Fifty years ago today, the Coastal Zone Management Act (CZMA) was enacted ushering in a new era for the management of our nation’s coasts.
In the middle of the twentieth century, our nation faced an environmental reckoning with unchecked proliferation of toxic chemicals and pesticides, pollution of the nation’s waters, loss of land to erosion, loss of marine and terrestrial species, and loss of natural open spaces to development combined with major events such as the fire on Cuyahoga River and the Santa Barbara oil spill. In response, Congress enacted a wave of legislation and the establishment of new federal agencies to address the state of the environment.
The CZMA is distinct from the rest of this wave of legislation in that it does not focus on the environment alone. The purpose of the CZMA is to promote a balance between beneficial use of the coasts—including for recreation, tourism, public access, coastal dependent industries, and development—and the protection, conservation, restoration, and enhancement of coastal environments.
Recognizing the wide diversity of our nation’s coasts and that states are best poised to address the unique needs of their coasts, Congress established the CZMA as a state-federal partnership, empowering states to voluntarily develop their own Coastal Zone Management Programs (CZMPs) to manage their coasts. Through this partnership states have the leading role in addressing a wide range of coastal issues from coastal development and energy siting, public access, habitat protection, water quality, coastal planning, and coastal hazards. While the National Coastal Zone Management Program under the National Oceanic and Atmospheric Administration approves the CZMPs and provides funding and technical assistance. The CZMA also established the National Estuarine Research Reserve System (NERRS) for the purpose of protecting and studying estuarine systems.

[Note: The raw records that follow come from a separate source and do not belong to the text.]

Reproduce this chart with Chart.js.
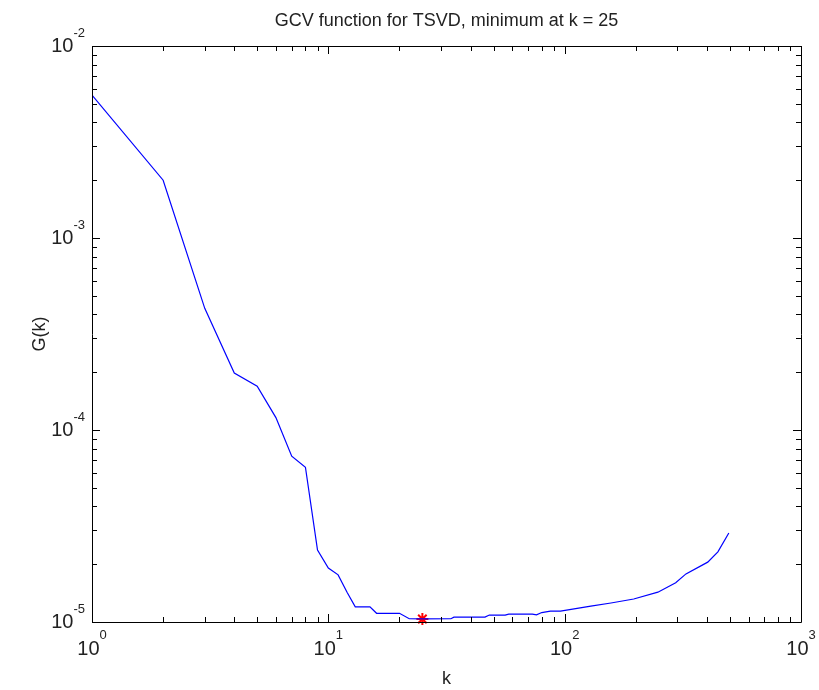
<!DOCTYPE html>
<html>
<head>
<meta charset="utf-8">
<script src="https://cdn.jsdelivr.net/npm/chart.js@4.4.1/dist/chart.umd.min.js"></script>
<style>
  html, body { margin: 0; padding: 0; background: #fff; }
  #wrap { width: 819px; height: 690px; position: relative; }
</style>
</head>
<body>
<div id="wrap"><canvas id="gcvChart"></canvas></div>
<script>
// k 값과 GCV 함수 값
const kValues = [1, 2, 3, 4, 5, 6, 7, 8, 9, 10, 11, 12, 13, 15, 16, 20, 22, 25, 33, 34, 46, 48, 56, 58, 73, 76, 80, 87, 96, 129, 157, 196, 248, 295, 326, 403, 445, 495];
const gValues = [5.55e-3, 2.0e-3, 4.3e-4, 1.98e-4, 1.69e-4, 1.16e-4, 7.3e-5, 6.4e-5, 2.37e-5, 1.91e-5, 1.76e-5, 1.43e-5, 1.20e-5, 1.20e-5, 1.11e-5, 1.11e-5, 1.04e-5, 1.037e-5, 1.04e-5, 1.06e-5, 1.06e-5, 1.087e-5, 1.087e-5, 1.10e-5, 1.10e-5, 1.09e-5, 1.12e-5, 1.14e-5, 1.14e-5, 1.21e-5, 1.256e-5, 1.318e-5, 1.43e-5, 1.60e-5, 1.78e-5, 2.05e-5, 2.32e-5, 2.91e-5];

// 최소값 위치
const minK = 25;
const minG = 1.037e-5;

// 눈금 (지수)
const xDecades = [0, 1, 2, 3];
const yDecades = [-5, -4, -3, -2];

const titleText = 'GCV function for TSVD, minimum at k = 25';
const xLabel = 'k';
const yLabel = 'G(k)';

const FONT = "'Liberation Sans', Arial, sans-serif";

/**
 * MATLAB 스타일 축, 눈금, 레이블 그리기
 */
const matlabAxes = {
  id: 'matlabAxes',
  afterDraw(chart) {
    const ctx = chart.ctx;
    const xs = chart.scales.x;
    const ys = chart.scales.y;
    const a = chart.chartArea;
    const major = 8, minor = 5;

    ctx.save();
    ctx.strokeStyle = '#000';
    ctx.lineWidth = 1;
    ctx.beginPath();
    ctx.rect(Math.round(a.left) + 0.5, Math.round(a.top) + 0.5, Math.round(a.right - a.left), Math.round(a.bottom - a.top));
    ctx.stroke();

    // x 눈금 (아래, 위)
    ctx.beginPath();
    for (let d = xDecades[0]; d <= xDecades[xDecades.length - 1]; d++) {
      for (let m = 1; m <= 9; m++) {
        const v = m * Math.pow(10, d);
        if (v > Math.pow(10, xDecades[xDecades.length - 1])) break;
        const px = Math.round(xs.getPixelForValue(v)) + 0.5;
        const len = m === 1 ? major : minor;
        ctx.moveTo(px, a.bottom);
        ctx.lineTo(px, a.bottom - len);
        ctx.moveTo(px, a.top);
        ctx.lineTo(px, a.top + len);
      }
    }
    // y 눈금 (왼쪽, 오른쪽)
    for (let d = yDecades[0]; d <= yDecades[yDecades.length - 1]; d++) {
      for (let m = 1; m <= 9; m++) {
        const v = m * Math.pow(10, d);
        if (v > Math.pow(10, yDecades[yDecades.length - 1]) * 1.0001) break;
        const py = Math.round(ys.getPixelForValue(v)) + 0.5;
        const len = m === 1 ? major : minor;
        ctx.moveTo(a.left, py);
        ctx.lineTo(a.left + len, py);
        ctx.moveTo(a.right, py);
        ctx.lineTo(a.right - len, py);
      }
    }
    ctx.stroke();

    // 눈금 레이블
    ctx.fillStyle = '#222';
    ctx.textBaseline = 'middle';
    ctx.textAlign = 'left';
    const baseFont = '20px ' + FONT;
    const expFont = '13px ' + FONT;

    xDecades.forEach(d => {
      const px = xs.getPixelForValue(Math.pow(10, d));
      ctx.font = baseFont;
      const dw = ctx.measureText('10').width;
      ctx.font = expFont;
      const ew = ctx.measureText(String(d)).width;
      const start = px - (dw + ew) / 2;
      ctx.font = baseFont;
      ctx.fillText('10', start, a.bottom + 27);
      ctx.font = expFont;
      ctx.fillText(String(d), start + dw, a.bottom + 13);
    });

    yDecades.forEach(d => {
      const py = ys.getPixelForValue(Math.pow(10, d));
      ctx.font = expFont;
      const ew = ctx.measureText(String(d)).width;
      ctx.font = baseFont;
      const dw = ctx.measureText('10').width;
      const expX = a.left - 7 - ew;
      ctx.fillText('10', expX - dw, py);
      ctx.font = expFont;
      ctx.fillText(String(d), expX, py - 13);
    });

    // 제목과 축 제목
    ctx.font = '18px ' + FONT;
    ctx.textAlign = 'center';
    ctx.fillText(titleText, (a.left + a.right) / 2, 21);
    ctx.fillText(xLabel, (a.left + a.right) / 2, 679);
    ctx.translate(40, (a.top + a.bottom) / 2);
    ctx.rotate(-Math.PI / 2);
    ctx.fillText(yLabel, 0, 0);
    ctx.restore();
  }
};

function initChart() {
  const ctx = document.getElementById('gcvChart');

  new Chart(ctx, {
    type: 'scatter',
    data: {
      datasets: [
        {
          data: kValues.map((k, i) => ({ x: k, y: gValues[i] })),
          showLine: true,
          borderColor: '#0000ff',
          borderWidth: 1.2,
          pointRadius: 0,
          tension: 0
        },
        {
          data: [{ x: minK, y: minG }],
          showLine: false,
          pointStyle: 'star',
          pointRadius: 6,
          borderColor: '#ff0000',
          backgroundColor: '#ff0000',
          borderWidth: 2,
          clip: false
        }
      ]
    },
    options: {
      responsive: true,
      maintainAspectRatio: false,
      animation: false,
      layout: { padding: { left: 0, right: 18, top: 46, bottom: 0 } },
      plugins: {
        legend: { display: false },
        title: { display: false },
        tooltip: { enabled: false }
      },
      scales: {
        x: {
          type: 'logarithmic',
          min: 1,
          max: 1000,
          grid: { display: false },
          border: { display: false },
          ticks: { display: false },
          afterFit(scale) { scale.height = 68; }
        },
        y: {
          type: 'logarithmic',
          min: 1e-5,
          max: 1e-2,
          grid: { display: false },
          border: { display: false },
          ticks: { display: false },
          afterFit(scale) { scale.width = 92; }
        }
      }
    },
    plugins: [matlabAxes]
  });
}

initChart();
</script>
</body>
</html>
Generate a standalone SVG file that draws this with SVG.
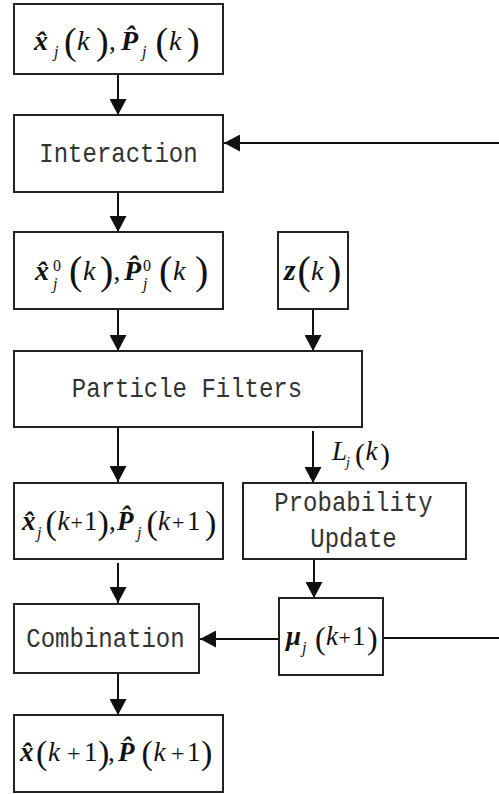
<svg xmlns="http://www.w3.org/2000/svg" width="499" height="794" viewBox="0 0 499 794">
<style>
.box{fill:#fff;stroke:#222;stroke-width:2}
.lbl{font-family:"Liberation Mono",monospace;font-size:24px;fill:#333;text-anchor:middle}
.m{font-family:"Liberation Serif",serif;font-size:27px;fill:#111}
.b{font-weight:bold;font-style:italic}
.i{font-style:italic}
.s{font-size:16px;font-style:italic}
.c{stroke:#111;stroke-width:2;fill:none}
</style>
<defs>
<marker id="ah" markerUnits="userSpaceOnUse" markerWidth="16" markerHeight="17" refX="16" refY="8.5" orient="auto">
<path d="M0,0 L16,8.5 L0,17 z" fill="#111"/>
</marker>
</defs>
<rect width="499" height="794" fill="#fff"/>

<g id="connectors">
<line class="c" x1="118" y1="74" x2="118" y2="115" marker-end="url(#ah)"/>
<line class="c" x1="499" y1="143" x2="224" y2="143" marker-end="url(#ah)"/>
<line class="c" x1="118" y1="192" x2="118" y2="232" marker-end="url(#ah)"/>
<line class="c" x1="118" y1="309" x2="118" y2="351" marker-end="url(#ah)"/>
<line class="c" x1="313" y1="309" x2="313" y2="351" marker-end="url(#ah)"/>
<line class="c" x1="118" y1="427" x2="118" y2="482" marker-end="url(#ah)"/>
<line class="c" x1="313" y1="431" x2="313" y2="483" marker-end="url(#ah)"/>
<line class="c" x1="118" y1="563" x2="118" y2="603" marker-end="url(#ah)"/>
<line class="c" x1="314" y1="559" x2="314" y2="598" marker-end="url(#ah)"/>
<line class="c" x1="279" y1="639" x2="200" y2="639" marker-end="url(#ah)"/>
<line class="c" x1="383" y1="638" x2="499" y2="638"/>
<line class="c" x1="118" y1="673" x2="118" y2="715" marker-end="url(#ah)"/>
<text class="m" font-size="23"><tspan class="i" x="332" y="460">L</tspan><tspan class="i" x="346" y="467" font-size="14">j</tspan><tspan x="355" y="464" font-size="30">(</tspan><tspan class="i" x="365.5" y="460">k</tspan><tspan x="380" y="464" font-size="30">)</tspan></text>
</g>

<g id="n1">
<rect class="box" x="14" y="4" width="209" height="70"/>
<text class="m"><tspan class="b" x="34" y="50" font-size="28">x̂</tspan><tspan class="s" x="54" y="57">j</tspan><tspan x="64" y="54" font-size="38">(</tspan><tspan class="i" x="77" y="50" font-size="28">k</tspan><tspan x="96" y="54" font-size="38">)</tspan><tspan x="109" y="50">,</tspan><tspan class="b" x="121" y="50" font-size="28">P̂</tspan><tspan class="s" x="142" y="57">j</tspan><tspan x="155.5" y="54" font-size="38">(</tspan><tspan class="i" x="169" y="50" font-size="28">k</tspan><tspan x="187" y="54" font-size="38">)</tspan></text>
</g>

<g id="n2">
<rect class="box" x="14" y="115" width="209" height="77"/>
<text class="lbl" transform="translate(118.5,162) scale(1,1.18)">Interaction</text>
</g>

<g id="n3">
<rect class="box" x="14" y="232" width="209" height="77"/>
<text class="m"><tspan class="b" x="35" y="280" font-size="28">x̂</tspan><tspan x="53" y="271" font-size="16">0</tspan><tspan class="s" x="53" y="289">j</tspan><tspan x="69" y="284" font-size="40">(</tspan><tspan class="i" x="83" y="280" font-size="28">k</tspan><tspan x="100" y="284" font-size="40">)</tspan><tspan x="113.5" y="280">,</tspan><tspan class="b" x="124" y="280" font-size="28">P̂</tspan><tspan x="143" y="271" font-size="16">0</tspan><tspan class="s" x="143" y="289">j</tspan><tspan x="159" y="284" font-size="40">(</tspan><tspan class="i" x="173" y="280" font-size="28">k</tspan><tspan x="195" y="284" font-size="40">)</tspan></text>
</g>

<g id="n4">
<rect class="box" x="278" y="232" width="70" height="77"/>
<text class="m"><tspan class="b" x="284" y="280" font-size="30">z</tspan><tspan x="297.5" y="284" font-size="40">(</tspan><tspan class="i" x="311" y="280" font-size="28">k</tspan><tspan x="328" y="284" font-size="40">)</tspan></text>
</g>

<g id="n5">
<rect class="box" x="14" y="351" width="348" height="76"/>
<text class="lbl" transform="translate(187,397) scale(1,1.18)">Particle Filters</text>
</g>

<g id="n6">
<rect class="box" x="14" y="483" width="209" height="76"/>
<text class="m" font-size="27"><tspan class="b" x="22" y="530">x̂</tspan><tspan class="s" x="37" y="538" font-size="15">j</tspan><tspan x="45.5" y="534" font-size="34">(</tspan><tspan class="i" x="57.5" y="530">k</tspan><tspan x="70.5" y="530" font-size="22">+</tspan><tspan x="84" y="530">1</tspan><tspan x="97.5" y="534" font-size="34">)</tspan><tspan x="109" y="530">,</tspan><tspan class="b" x="117" y="530">P̂</tspan><tspan class="s" x="137" y="538" font-size="15">j</tspan><tspan x="146.5" y="534" font-size="34">(</tspan><tspan class="i" x="158" y="530">k</tspan><tspan x="172" y="530" font-size="22">+</tspan><tspan x="187" y="530">1</tspan><tspan x="205" y="534" font-size="34">)</tspan></text>
</g>

<g id="n7">
<rect class="box" x="243" y="483" width="223" height="76"/>
<text class="lbl" transform="translate(353.5,511) scale(1,1.18)">Probability</text>
<text class="lbl" transform="translate(353.5,547) scale(1,1.18)">Update</text>
</g>

<g id="n8">
<rect class="box" x="14" y="604" width="185" height="69"/>
<text class="lbl" transform="translate(105.5,647) scale(1,1.18)">Combination</text>
</g>

<g id="n9">
<rect class="box" x="279" y="598" width="104" height="77"/>
<text class="m" font-size="27"><tspan class="b" x="286" y="645">μ</tspan><tspan class="s" x="302" y="653" font-size="15">j</tspan><tspan x="315" y="649" font-size="32">(</tspan><tspan class="i" x="326" y="645">k</tspan><tspan x="338.5" y="645" font-size="22">+</tspan><tspan x="352" y="645">1</tspan><tspan x="367" y="649" font-size="32">)</tspan></text>
</g>

<g id="n10">
<rect class="box" x="14" y="715" width="209" height="77"/>
<text class="m" font-size="28"><tspan class="b" x="20" y="761">x̂</tspan><tspan x="36" y="764" font-size="34">(</tspan><tspan class="i" x="48" y="761">k</tspan><tspan x="67" y="761" font-size="24">+</tspan><tspan x="84" y="761">1</tspan><tspan x="98" y="764" font-size="34">)</tspan><tspan x="108" y="761">,</tspan><tspan class="b" x="118" y="761">P̂</tspan><tspan x="141.5" y="764" font-size="34">(</tspan><tspan class="i" x="153.5" y="761">k</tspan><tspan x="171" y="761" font-size="24">+</tspan><tspan x="187" y="761">1</tspan><tspan x="201" y="764" font-size="34">)</tspan></text>
</g>
</svg>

Today, 34 coastal states and territories have established CZMPs and there is a network of 30 research reserves. Over the past 50 years, the states and territories have used these CZMA tools to expand access for the public to our nation’s beaches, estuaries, waterfronts, and other coastal areas; protect and restore critical coastal habitats; lead research that has informed the implementation of new techniques, such as natural and nature-based solutions, for the management of estuaries and coasts; to manage development associated with continued population growth in coastal areas; and to educate and train local decisionmakers to address emerging coastal issues such as addressing risks associated with coastal hazards including sea level rise, erosion, inundation, and coastal storms.
The CZMA has proven to be a robust yet flexible framework under which the state and territory CZMPs have the authority to meaningfully shape the future of their coasts and the flexibility to adapt to address new and emerging challenges.
Looking forward to the next 50 years, the CZMA will continue to be an important tool in ensuring the continued health and vitality of our nation’s coastal ecosystems, communities, and economies for this and future generations.